Banyak guru juga banyak sifat yang berbeda. Ada guru yang penulis sangat salut. Menurut penulis beliau sangat berdedikasi. Penulis tidak terlalu menyukai pelajarannya tapi penulis selalu bersemangat mengikutinya karena penulis sangat salut kepada beliau. Beliau selalu datang tepat waktu walaupun itu terkadang banyak membuat murid jengkel, selalu meminta maaf jika terlambat atau tidak bisa masuk kelas. Pernah satu hal yang membuat penulis makin terharu dengan beliau, waktu dia beliau bilang ada acara keluarga, setelah acara selesai beliau langsung menuju sekolah dan masih ada tersisa satu jam pelajaran beliau di kelas penulis. Beliau berlari ke kelas, namun pada saati itu di kelas penulis sedang ada promosi bimbingan belajar. Menurut penulis semangat guru seperti ini yang harus dicontoh. Salah satu guru penulis yang lain ada yang sangat berkebalikan, kalau sudah tinggal satu jam pelajaran bahkan ada yang tidak masuk dengan alasan hanya tinggal satu jam, padahal 90 menit itu masih lama bagi siswa yang benar-benar ingin menimba ilmu ke sekolah.
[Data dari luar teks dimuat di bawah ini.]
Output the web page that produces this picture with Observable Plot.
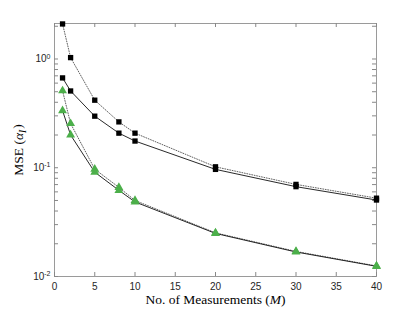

Salah satu sifat yang menurut penulis harus dimiliki semua guru adalah periang. Bukankah dengan gembira maka pelajaran akan mudah diserap? Apalagi untuk pelajaran MIPA, butuh suasara hati yang benar-benar bagus agar bisa mengerti pelajarannya. Salah satu guru matematika yang penulis sangat suka dan beliau sangat periang. Rasanya pelajaran tidaklah beban bagi kami yang mengikuti kelasnya. Apa yang beliau sampaikan rasanya selalu masuk ke otak. Andaikan semua guru bisa periang mungkin semua pelajaran akan tampak menyenangkan.

Seperti penulis katakana diawal, tidak semua guru sesuai dengan keinginan kita. Kita inginnya begini, gurunya malah begitu. Sangat bertentangan dengan apa yang kita inginkan. Di sekolah penulis, penulis juga menjumpai guru yang pelit nilai. Ini penulis alami sendiri. Penulis tidak tahu apa yang salah selama penulis mengikuti pelajarannya. Penulis selalu aktif dan penulis rasa penulis mampu. Tapi nilai yang diberikannya menurut penulis dan teman-teman penulis tidaklah sesuai. Terlalu pelit. Entah apa penilaiannya dalam memberikan nilai, penulis tidak pernah berniat menanyakannya. Ada juga guru yang memberikan nilai pukul rata. Dari yang memang bisa dengan materinya sampai yang pura-pura bisa mendapat nilai sama. Katanya guru bisa tahu yang mana benar bisa dan yang mana hanya pura-pura bisa, tapi pada kenyataannya yang penulis rasakan sangatlah berebeda.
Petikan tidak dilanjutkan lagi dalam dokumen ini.